+++ Provided material

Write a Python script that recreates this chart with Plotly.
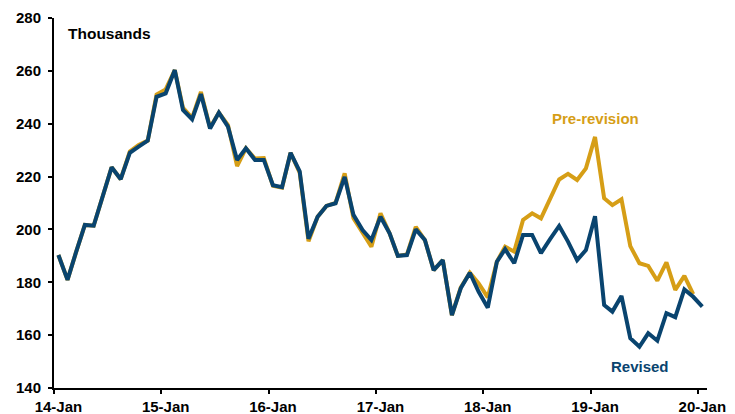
import pandas as pd
import plotly.graph_objects as go

months = pd.date_range("2014-01-01", "2020-01-01", freq="MS")
dates = [d + pd.Timedelta(days=15) for d in months]

revised = [
    190.3, 180.9, 191.0, 201.7, 201.4, 213.0, 223.5, 219.0, 229.0, 231.3, 233.6, 250.2,
    251.5, 260.3, 245.2, 241.7, 251.2, 238.2, 244.2, 238.9, 226.3, 230.7, 226.3, 226.3,
    216.7, 216.0, 229.0, 222.0, 196.5, 204.8, 208.9, 209.9, 219.9, 205.5, 199.8, 196.0,
    204.8, 198.5, 190.0, 190.3, 200.0, 196.0, 184.6, 188.4, 167.6, 177.7, 183.6, 176.4,
    170.4, 187.8, 192.5, 187.2, 197.9, 197.9, 191.0, 196.3, 201.3, 195.4, 188.4, 192.2,
    205.0, 171.4, 168.9, 174.8, 158.8, 155.6, 160.7, 157.9, 168.3, 166.8, 177.3, 174.5,
    170.8,
]

pre_revision = [
    190.3, 180.9, 191.0, 201.7, 201.4, 213.0, 223.5, 219.0, 229.5, 232.0, 233.6, 251.0,
    253.0, 260.3, 246.0, 242.2, 252.0, 238.5, 244.2, 239.5, 224.0, 230.7, 226.8, 227.0,
    216.5, 215.8, 229.0, 221.5, 195.5, 204.8, 208.9, 210.0, 221.2, 204.2, 198.5, 193.5,
    206.1, 198.5, 190.0, 190.5, 201.0, 196.0, 184.6, 188.4, 167.6, 178.0, 183.6, 179.6,
    174.3, 187.8, 193.5, 191.6, 203.6, 206.1, 204.2, 211.8, 218.9, 221.0, 218.7, 223.1,
    235.0, 211.8, 209.2, 211.4, 193.7, 187.2, 186.2, 180.6, 187.5, 177.1, 182.4, 175.5,
]

years = list(range(2014, 2021))
tick_labels = [f"{str(y)[2:]}-Jan" for y in years]

gold = "#D69E16"
navy = "#09446F"
font_family = "Liberation Sans, Arial, sans-serif"

fig = go.Figure()
fig.add_trace(go.Scatter(x=dates[:len(pre_revision)], y=pre_revision, mode="lines",
                         line=dict(color=gold, width=4), name="Pre-revision"))
fig.add_trace(go.Scatter(x=dates, y=revised, mode="lines",
                         line=dict(color=navy, width=4), name="Revised"))

fig.update_layout(
    width=735, height=414,
    margin=dict(l=54, r=28, t=18, b=26),
    paper_bgcolor="white", plot_bgcolor="white",
    showlegend=False,
    font=dict(family=font_family, color="black", size=15),
    xaxis=dict(
        range=["2014-01-01", "2020-02-01"],
        tickvals=[f"{y}-01-16" for y in years],
        ticktext=tick_labels,
        automargin=False,
        showgrid=False, zeroline=False,
        showline=True, linecolor="black", linewidth=2,
        ticks="outside", ticklen=4, tickwidth=2, tickcolor="rgba(0,0,0,0)",
        minor=dict(tickvals=[f"{y}-01-01" for y in years], ticks="outside",
                   ticklen=4, tickwidth=2, tickcolor="black", showgrid=False),
        tickfont=dict(family=font_family, size=15, color="black", weight="bold"),
    ),
    yaxis=dict(
        range=[140, 280], dtick=20, tick0=140,
        automargin=False,
        showgrid=False, zeroline=False,
        showline=True, linecolor="black", linewidth=2,
        ticks="outside", ticklen=4, tickwidth=2, tickcolor="black",
        ticklabelstandoff=4,
        tickfont=dict(family=font_family, size=15, color="black", weight="bold"),
    ),
    annotations=[
        dict(text="<b>Thousands</b>", xref="paper", yref="paper", x=0.018, y=0.958,
             xanchor="left", yanchor="middle", showarrow=False,
             font=dict(family=font_family, size=15.5, color="black")),
        dict(text="<b>Pre-revision</b>", xref="paper", yref="paper", x=0.830, y=0.729,
             xanchor="center", yanchor="middle", showarrow=False,
             font=dict(family=font_family, size=15, color=gold)),
        dict(text="<b>Revised</b>", xref="paper", yref="paper", x=0.897, y=0.058,
             xanchor="center", yanchor="middle", showarrow=False,
             font=dict(family=font_family, size=15, color=navy)),
    ],
)

fig.write_html("out.html")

++++++

Your copy of the data above should match it exactly, except that pictures are left out.

Write a Python script that recreates this chart with Plotly.
import pandas as pd
import plotly.graph_objects as go

months = pd.date_range("2014-01-01", "2020-01-01", freq="MS")
dates = [d + pd.Timedelta(days=15) for d in months]

revised = [
    190.3, 180.9, 191.0, 201.7, 201.4, 213.0, 223.5, 219.0, 229.0, 231.3, 233.6, 250.2,
    251.5, 260.3, 245.2, 241.7, 251.2, 238.2, 244.2, 238.9, 226.3, 230.7, 226.3, 226.3,
    216.7, 216.0, 229.0, 222.0, 196.5, 204.8, 208.9, 209.9, 219.9, 205.5, 199.8, 196.0,
    204.8, 198.5, 190.0, 190.3, 200.0, 196.0, 184.6, 188.4, 167.6, 177.7, 183.6, 176.4,
    170.4, 187.8, 192.5, 187.2, 197.9, 197.9, 191.0, 196.3, 201.3, 195.4, 188.4, 192.2,
    205.0, 171.4, 168.9, 174.8, 158.8, 155.6, 160.7, 157.9, 168.3, 166.8, 177.3, 174.5,
    170.8,
]

pre_revision = [
    190.3, 180.9, 191.0, 201.7, 201.4, 213.0, 223.5, 219.0, 229.5, 232.0, 233.6, 251.0,
    253.0, 260.3, 246.0, 242.2, 252.0, 238.5, 244.2, 239.5, 224.0, 230.7, 226.8, 227.0,
    216.5, 215.8, 229.0, 221.5, 195.5, 204.8, 208.9, 210.0, 221.2, 204.2, 198.5, 193.5,
    206.1, 198.5, 190.0, 190.5, 201.0, 196.0, 184.6, 188.4, 167.6, 178.0, 183.6, 179.6,
    174.3, 187.8, 193.5, 191.6, 203.6, 206.1, 204.2, 211.8, 218.9, 221.0, 218.7, 223.1,
    235.0, 211.8, 209.2, 211.4, 193.7, 187.2, 186.2, 180.6, 187.5, 177.1, 182.4, 175.5,
]

years = list(range(2014, 2021))
tick_labels = [f"{str(y)[2:]}-Jan" for y in years]

gold = "#D69E16"
navy = "#09446F"
font_family = "Liberation Sans, Arial, sans-serif"

fig = go.Figure()
fig.add_trace(go.Scatter(x=dates[:len(pre_revision)], y=pre_revision, mode="lines",
                         line=dict(color=gold, width=4), name="Pre-revision"))
fig.add_trace(go.Scatter(x=dates, y=revised, mode="lines",
                         line=dict(color=navy, width=4), name="Revised"))

fig.update_layout(
    width=735, height=414,
    margin=dict(l=54, r=28, t=18, b=26),
    paper_bgcolor="white", plot_bgcolor="white",
    showlegend=False,
    font=dict(family=font_family, color="black", size=15),
    xaxis=dict(
        range=["2014-01-01", "2020-02-01"],
        tickvals=[f"{y}-01-16" for y in years],
        ticktext=tick_labels,
        automargin=False,
        showgrid=False, zeroline=False,
        showline=True, linecolor="black", linewidth=2,
        ticks="outside", ticklen=4, tickwidth=2, tickcolor="rgba(0,0,0,0)",
        minor=dict(tickvals=[f"{y}-01-01" for y in years], ticks="outside",
                   ticklen=4, tickwidth=2, tickcolor="black", showgrid=False),
        tickfont=dict(family=font_family, size=15, color="black", weight="bold"),
    ),
    yaxis=dict(
        range=[140, 280], dtick=20, tick0=140,
        automargin=False,
        showgrid=False, zeroline=False,
        showline=True, linecolor="black", linewidth=2,
        ticks="outside", ticklen=4, tickwidth=2, tickcolor="black",
        ticklabelstandoff=4,
        tickfont=dict(family=font_family, size=15, color="black", weight="bold"),
    ),
    annotations=[
        dict(text="<b>Thousands</b>", xref="paper", yref="paper", x=0.018, y=0.958,
             xanchor="left", yanchor="middle", showarrow=False,
             font=dict(family=font_family, size=15.5, color="black")),
        dict(text="<b>Pre-revision</b>", xref="paper", yref="paper", x=0.830, y=0.729,
             xanchor="center", yanchor="middle", showarrow=False,
             font=dict(family=font_family, size=15, color=gold)),
        dict(text="<b>Revised</b>", xref="paper", yref="paper", x=0.897, y=0.058,
             xanchor="center", yanchor="middle", showarrow=False,
             font=dict(family=font_family, size=15, color=navy)),
    ],
)

fig.write_html("out.html")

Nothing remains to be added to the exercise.